EXERCISE DETAILS —
From the first line of the listing below to the line with "import * as", print each line exactly, and nothing more. Leave out the pictures.

SOURCE EXCERPT —
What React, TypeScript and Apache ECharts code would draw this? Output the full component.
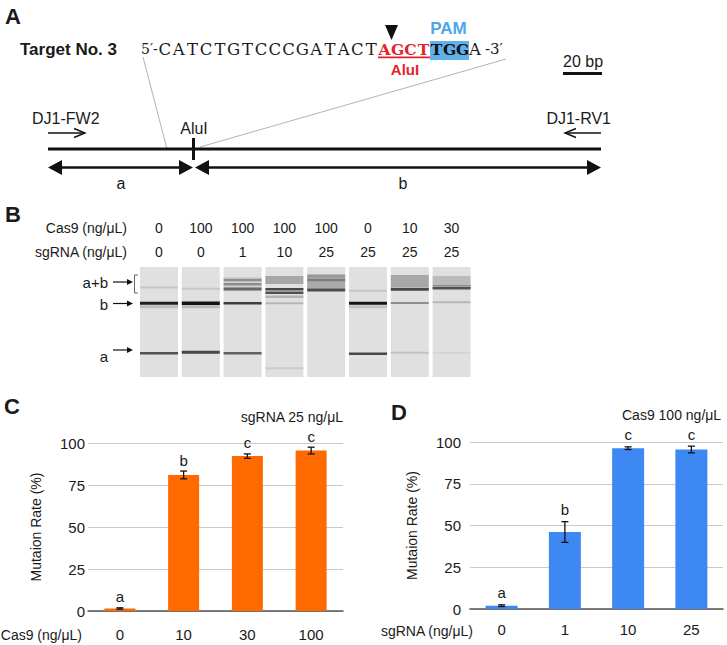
import React, { useEffect, useRef } from "react";
import * as echarts from "echarts";

// ---------- Panel B: gel ----------
const laneCas9 = ["0", "100", "100", "100", "100", "0", "10", "30"];
const laneSgRNA = ["0", "0", "1", "10", "25", "25", "25", "25"];
// [lane, migration position (from gel top), intensity, thickness]
const gelBands: number[][] = [
  [0, 20.5, 0.13, 2], [0, 36.3, 0.95, 3], [0, 39.8, 0.18, 3], [0, 86.3, 0.7, 2.5],
  [1, 21.7, 0.13, 2], [1, 36.3, 1.0, 3.5], [1, 39.8, 0.2, 3], [1, 85.3, 0.75, 3],
  [2, 17, 0.08, 14], [2, 13, 0.35, 2.5], [2, 17.3, 0.35, 2.5], [2, 22, 0.55, 3], [2, 36.3, 0.8, 2.5], [2, 86.3, 0.62, 2.5],
  [3, 13, 0.28, 8], [3, 22.3, 0.75, 2.5], [3, 25.7, 0.7, 2.5], [3, 29.7, 0.22, 2.5], [3, 36.3, 0.2, 2], [3, 101.3, 0.1, 2],
  [4, 14.5, 0.26, 14], [4, 13, 0.3, 2.5], [4, 23, 0.72, 3], [4, 9, 0.12, 3],
  [5, 23.7, 0.12, 2], [5, 36.3, 1.0, 3], [5, 39.8, 0.15, 3], [5, 86.7, 0.75, 2.5],
  [6, 14, 0.28, 12], [6, 22.3, 0.75, 3], [6, 36, 0.4, 2], [6, 85.7, 0.15, 2],
  [7, 14, 0.18, 10], [7, 19, 0.28, 2], [7, 21.3, 0.7, 2.5], [7, 35.3, 0.2, 2], [7, 86, 0.05, 2],
];

// ---------- Panel C ----------
const cas9Doses = ["0", "10", "30", "100"];
const cas9Rates = [1.5, 81, 92.2, 95.5];
const cas9Errors = [0.4, 2.3, 1.3, 2.0];
const cas9Groups = ["a", "b", "c", "c"];

// ---------- Panel D ----------
const sgDoses = ["0", "1", "10", "25"];
const sgRates = [2.0, 46.1, 96.3, 95.5];
const sgErrors = [0.5, 6.2, 0.8, 2.0];
const sgGroups = ["a", "b", "c", "c"];

const rateMin = 0;
const rateMax = 100;
const rateStep = 25;

const SANS = '"Liberation Sans", Arial, Helvetica, sans-serif';
const SERIF = '"DejaVu Serif", serif';
const RED = "#E3242B";
const BLUE_TXT = "#4DA6EC";

function txt(x: number, y: number, text: string, opts: any = {}) {
  return {
    type: "text",
    x,
    y,
    silent: true,
    style: {
      text,
      fill: opts.fill || "#1a1a1a",
      font: `${opts.weight || "normal"} ${opts.size || 14}px ${opts.family || SANS}`,
      textAlign: opts.align || "left",
      textVerticalAlign: "middle",
    },
  };
}

function line(x1: number, y1: number, x2: number, y2: number, stroke: string, lineWidth: number) {
  return { type: "line", silent: true, shape: { x1, y1, x2, y2 }, style: { stroke, lineWidth } };
}

function poly(points: number[][], fill: string) {
  return { type: "polygon", silent: true, shape: { points }, style: { fill } };
}

function buildGraphics() {
  const g: any[] = [];
  // Panel letters
  g.push(txt(5, 16, "A", { weight: "bold", size: 22 }));
  g.push(txt(5, 214, "B", { weight: "bold", size: 22 }));
  g.push(txt(4, 406, "C", { weight: "bold", size: 22 }));
  g.push(txt(391, 412, "D", { weight: "bold", size: 22 }));

  // ---- Panel A ----
  g.push(txt(20, 49, "Target No. 3", { weight: "bold", size: 17 }));
  // zoom lines
  g.push(line(143, 57, 167, 149, "#b3b3b3", 1));
  g.push(line(506, 59, 200, 147, "#b3b3b3", 1));
  // PAM highlight & AluI underline
  g.push({ type: "rect", silent: true, shape: { x: 430, y: 41, width: 39, height: 19 }, style: { fill: "#62B0EA" } });
  g.push({ type: "rect", silent: true, shape: { x: 378, y: 56.5, width: 52, height: 1.7 }, style: { fill: RED } });
  g.push(txt(141, 49, "5′-", { family: SERIF, size: 14 }));
  const plain = "CATCTGTCCCGATACT";
  for (let i = 0; i < plain.length; i++) {
    g.push(txt(158 + 13.75 * (i + 0.5), 49, plain[i], { family: SERIF, size: 16.5, align: "center" }));
  }
  const alu = "AGCT";
  for (let i = 0; i < alu.length; i++) {
    g.push(txt(378 + 13 * (i + 0.5), 49, alu[i], { family: SERIF, size: 15.5, align: "center", weight: "bold", fill: RED }));
  }
  const pam = "TGG";
  for (let i = 0; i < pam.length; i++) {
    g.push(txt(430 + 13 * (i + 0.5), 49, pam[i], { family: SERIF, size: 15.5, align: "center", weight: "bold", fill: "#111" }));
  }
  g.push(txt(475, 49, "A", { family: SERIF, size: 16.5, align: "center" }));
  g.push(txt(485, 49, "-3′", { family: SERIF, size: 15 }));
  g.push(poly([[385, 25], [398, 25], [391.5, 40]], "#111"));
  g.push(txt(448.5, 28, "PAM", { weight: "bold", size: 17, align: "center", fill: BLUE_TXT }));
  g.push(txt(405, 69, "AluI", { weight: "bold", size: 15, align: "center", fill: RED }));
  // scale bar
  g.push(txt(583, 61, "20 bp", { size: 16, align: "center" }));
  g.push({ type: "rect", silent: true, shape: { x: 563, y: 72, width: 39, height: 3 }, style: { fill: "#111" } });
  // primers
  g.push(txt(32, 118, "DJ1-FW2", { size: 16 }));
  g.push(txt(611, 118, "DJ1-RV1", { size: 16, align: "right" }));
  g.push(line(48, 133, 85, 133, "#111", 1.4));
  g.push({ type: "polyline", silent: true, shape: { points: [[74, 128.5], [85, 133], [74, 137.5]] }, style: { stroke: "#111", lineWidth: 1.4, fill: null } });
  g.push(line(565, 133, 601, 133, "#111", 1.4));
  g.push({ type: "polyline", silent: true, shape: { points: [[576, 128.5], [565, 133], [576, 137.5]] }, style: { stroke: "#111", lineWidth: 1.4, fill: null } });
  // amplicon
  g.push(line(48, 149, 601, 149, "#111", 3));
  g.push(line(193.5, 138, 193.5, 160, "#111", 3));
  g.push(txt(194, 128, "AluI", { size: 16, align: "center" }));
  // fragment arrows
  g.push(line(56, 167.5, 185, 167.5, "#111", 2.5));
  g.push(poly([[48, 167.5], [62, 160], [62, 175]], "#111"));
  g.push(poly([[193, 167.5], [179, 160], [179, 175]], "#111"));
  g.push(line(203, 167.5, 593, 167.5, "#111", 2.5));
  g.push(poly([[195, 167.5], [209, 160], [209, 175]], "#111"));
  g.push(poly([[601, 167.5], [587, 160], [587, 175]], "#111"));
  g.push(txt(121, 183, "a", { size: 16, align: "center" }));
  g.push(txt(403, 183, "b", { size: 16, align: "center" }));

  // ---- Panel B labels ----
  g.push(txt(127, 228, "Cas9 (ng/μL)", { size: 14, align: "right" }));
  g.push(txt(127, 252, "sgRNA (ng/μL)", { size: 14, align: "right" }));
  const arrowRows: [string, number, number][] = [["a+b", 282.7, 282], ["b", 304, 303.5], ["a", 356, 350]];
  arrowRows.forEach(([label, ty, ay]) => {
    g.push(txt(108, ty, label, { size: 15, align: "right" }));
    g.push(line(113, ay, 128, ay, "#111", 1.2));
    g.push(poly([[127, ay - 3], [133, ay], [127, ay + 3]], "#111"));
  });
  g.push({ type: "polyline", silent: true, shape: { points: [[138, 275], [134.5, 275], [134.5, 293], [138, 293]] }, style: { stroke: "#666", lineWidth: 1, fill: null } });

  // ---- Panels C/D captions ----
  g.push(txt(343, 417, "sgRNA 25 ng/μL", { size: 14, align: "right" }));
  g.push(txt(82, 635, "Cas9 (ng/μL)", { size: 14, align: "right" }));
  g.push(txt(622, 415, "Cas9 100 ng/μL", { size: 14 }));
  g.push(txt(473, 631, "sgRNA (ng/μL)", { size: 14, align: "right" }));
  return g;
}

function errorSeries(name: string, idx: number, rates: number[], errs: number[], groups: string[], gap: number) {
  return {
    name,
    type: "custom",
    xAxisIndex: idx,
    yAxisIndex: idx,
    silent: true,
    z: 5,
    data: rates.map((v, i) => [i, v, errs[i]]),
    renderItem: (params: any, api: any) => {
      const i = api.value(0);
      const v = api.value(1);
      const e = api.value(2);
      const top = api.coord([i, v + e]);
      const bot = api.coord([i, Math.max(0, v - e)]);
      const hw = 3.5;
      const st = { stroke: "#111", lineWidth: 1.3 };
      return {
        type: "group",
        children: [
          { type: "line", shape: { x1: top[0], y1: top[1], x2: bot[0], y2: bot[1] }, style: st },
          { type: "line", shape: { x1: top[0] - hw, y1: top[1], x2: top[0] + hw, y2: top[1] }, style: st },
          { type: "line", shape: { x1: bot[0] - hw, y1: bot[1], x2: bot[0] + hw, y2: bot[1] }, style: st },
          {
            type: "text",
            x: top[0],
            y: top[1] - gap,
            style: { text: groups[params.dataIndex], font: `15px ${SANS}`, fill: "#1a1a1a", textAlign: "center", textVerticalAlign: "middle" },
          },
        ],
      };
    },
  };
}

function rateAxis(idx: number, nameGap: number, labelMargin: number) {
  return {
    type: "value",
    gridIndex: idx,
    min: rateMin,
    max: rateMax,
    interval: rateStep,
    name: "Mutaion Rate (%)",
    nameLocation: "middle",
    nameRotate: 90,
    nameGap,
    nameTextStyle: { fontFamily: SANS, fontSize: 14, color: "#1a1a1a" },
    axisLine: { show: false },
    axisTick: { show: false },
    axisLabel: { fontFamily: SANS, fontSize: 15, color: "#1a1a1a", margin: labelMargin },
    splitLine: { lineStyle: { color: "#c9c9c9", width: 1 } },
  };
}

function doseAxis(idx: number, cats: string[], margin: number) {
  return {
    type: "category",
    gridIndex: idx,
    data: cats,
    axisLine: { lineStyle: { color: "#555", width: 1.5 } },
    axisTick: { show: false },
    axisLabel: { fontFamily: SANS, fontSize: 15, color: "#1a1a1a", margin },
  };
}

export default function App() {
  const ref = useRef<HTMLDivElement>(null);
  useEffect(() => {
    document.body.style.margin = "0";
    if (!ref.current) return;
    const chart = echarts.init(ref.current, null, { renderer: "svg" });
    const option: any = {
      animation: false,
      backgroundColor: "#ffffff",
      grid: [
        { left: 138.1, top: 267, width: 334.4, height: 110 },
        { left: 88, top: 443, width: 255, height: 168 },
        { left: 470, top: 442, width: 253, height: 167 },
      ],
      xAxis: [
        {
          type: "category",
          gridIndex: 0,
          position: "top",
          data: laneCas9,
          axisLine: { show: false },
          axisTick: { show: false },
          axisLabel: {
            margin: 3,
            fontFamily: SANS,
            fontSize: 14,
            color: "#1a1a1a",
            lineHeight: 24,
            formatter: (v: string, i: number) => `${v}\n${laneSgRNA[i]}`,
          },
        },
        doseAxis(1, cas9Doses, 16),
        doseAxis(2, sgDoses, 13),
      ],
      yAxis: [
        { type: "value", gridIndex: 0, min: 0, max: 110, inverse: true, show: false },
        rateAxis(1, 45, 3),
        rateAxis(2, 51, 9),
      ],
      graphic: buildGraphics(),
      series: [
        {
          name: "lanes",
          type: "custom",
          xAxisIndex: 0,
          yAxisIndex: 0,
          silent: true,
          data: laneCas9.map((_, i) => [i]),
          renderItem: (params: any, api: any) => {
            const i = api.value(0);
            const t = api.coord([i, 0]);
            const b = api.coord([i, 110]);
            const w = api.size([1, 0])[0] * 0.91;
            return { type: "rect", shape: { x: t[0] - w / 2, y: t[1], width: w, height: b[1] - t[1] }, style: { fill: "#E0E0E0" } };
          },
        },
        {
          name: "bands",
          type: "custom",
          xAxisIndex: 0,
          yAxisIndex: 0,
          silent: true,
          z: 3,
          data: gelBands,
          encode: { x: 0, y: 1 },
          renderItem: (params: any, api: any) => {
            const i = api.value(0);
            const p = api.value(1);
            const a = api.value(2);
            const th = api.value(3);
            const c = api.coord([i, p]);
            const w = api.size([1, 0])[0] * 0.91;
            const h = api.size([0, th])[1];
            return { type: "rect", shape: { x: c[0] - w / 2, y: c[1] - h / 2, width: w, height: h }, style: { fill: `rgba(20,20,20,${a})` } };
          },
        },
        {
          name: "Cas9 titration",
          type: "bar",
          xAxisIndex: 1,
          yAxisIndex: 1,
          barWidth: 31,
          itemStyle: { color: "#FF6A00" },
          data: cas9Rates,
        },
        errorSeries("Cas9 err", 1, cas9Rates, cas9Errors, cas9Groups, 11),
        {
          name: "sgRNA titration",
          type: "bar",
          xAxisIndex: 2,
          yAxisIndex: 2,
          barWidth: 32,
          itemStyle: { color: "#3D88F2" },
          data: sgRates,
        },
        errorSeries("sgRNA err", 2, sgRates, sgErrors, sgGroups, 12),
      ],
    };
    chart.setOption(option);
    return () => chart.dispose();
  }, []);
  return <div ref={ref} style={{ width: 727, height: 645 }} />;
}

EXERCISE RESULT —
What React, TypeScript and Apache ECharts code would draw this? Output the full component.
import React, { useEffect, useRef } from "react";
import * as echarts from "echarts";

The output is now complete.